Counting Kindness: Ten Ways to Welcome Refugee Children (2020). This book by Hollis Kurman uses a familiar preschool story tool (counting from 1 to 10) to show young children what it is like to be a refugee. Told from a refugee family perspective, it highlights aspects of the immigration process, from finding a warm bed to learning new words and making new friends.
Dreamers (2018). Yuyi Morales tells the story of immigrating to the U.S. from Mexico with her infant son in this beautifully illustrated book. One day, they discover the wonders of the public library, where they learn to read and begin to feel at home. The last pages include a list of 48 children’s books that Morales says have inspired her as an immigrant.
Home is In Between (2021). This book stars Shanti, who immigrated to the U.S. from India.

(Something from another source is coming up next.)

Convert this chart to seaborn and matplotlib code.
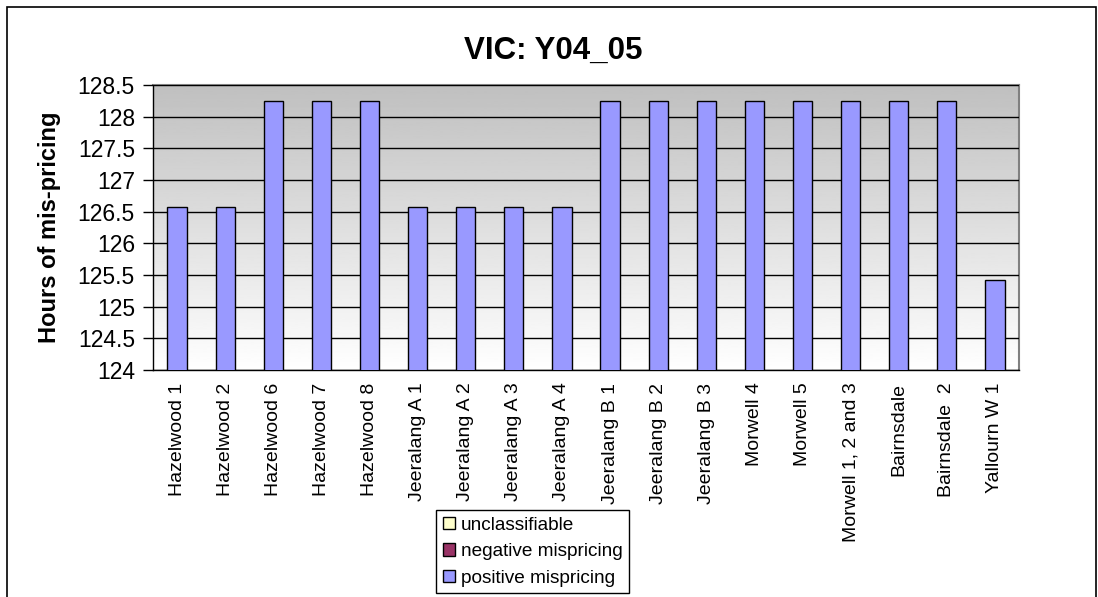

Author Mitali Perkins depicts the contrasts between Shanti’s world with her family, where they enjoy foods and activities that remind her of her origins, and the world outside her house, which is full of wonderful, confusing, and sometimes upsetting new experiences. Caught ‘in between’, Shanti is soon very tired. But she also decides that it is possible to feel at home, even when negotiating between two cultures.
Lily and the Polar Bears (2018). When their habitat begins to melt, a group of polar bears float on ice rafts to a beach where Lily is playing. She takes them home, and thus begins Jion Sheibani’s humorous yet informative story about how immigrants contribute to society. Not everyone is happy the bears have come to town but, in the end, everyone feels at home. This book might be a good choice for children who would be overwhelmed by seeing someone just like them at risk, as Sheibani’s use of animals as immigrants creates a bit more distance.
My Name is Not Refugee (2017). As a mother describes for her child the immigration journey they are about to take, this book by Kate Milner intersperses questions for the listener that relate to the story. Children are asked to imagine how far they could walk, what games they might play while waiting in line, and how they would brush their teeth if sleeping rough. As they personalize the story for themselves, they learn to see the refugee child as a real person too.
Wisp: A Story of Hope (2019). A magical flickering Wisp moves through a refugee camp and whispers memories of home in the ears of its inhabitants. Idris, a child born in the camp, wonders what the Wisp will say to him since this is the only home he has ever known. Imagine his surprise when he hears a promise that someday, he will have a new home. Authors Zana Fraillon and Grahame Baker Smith show children how memories and hope are what help refugees persevere until they are finally settled.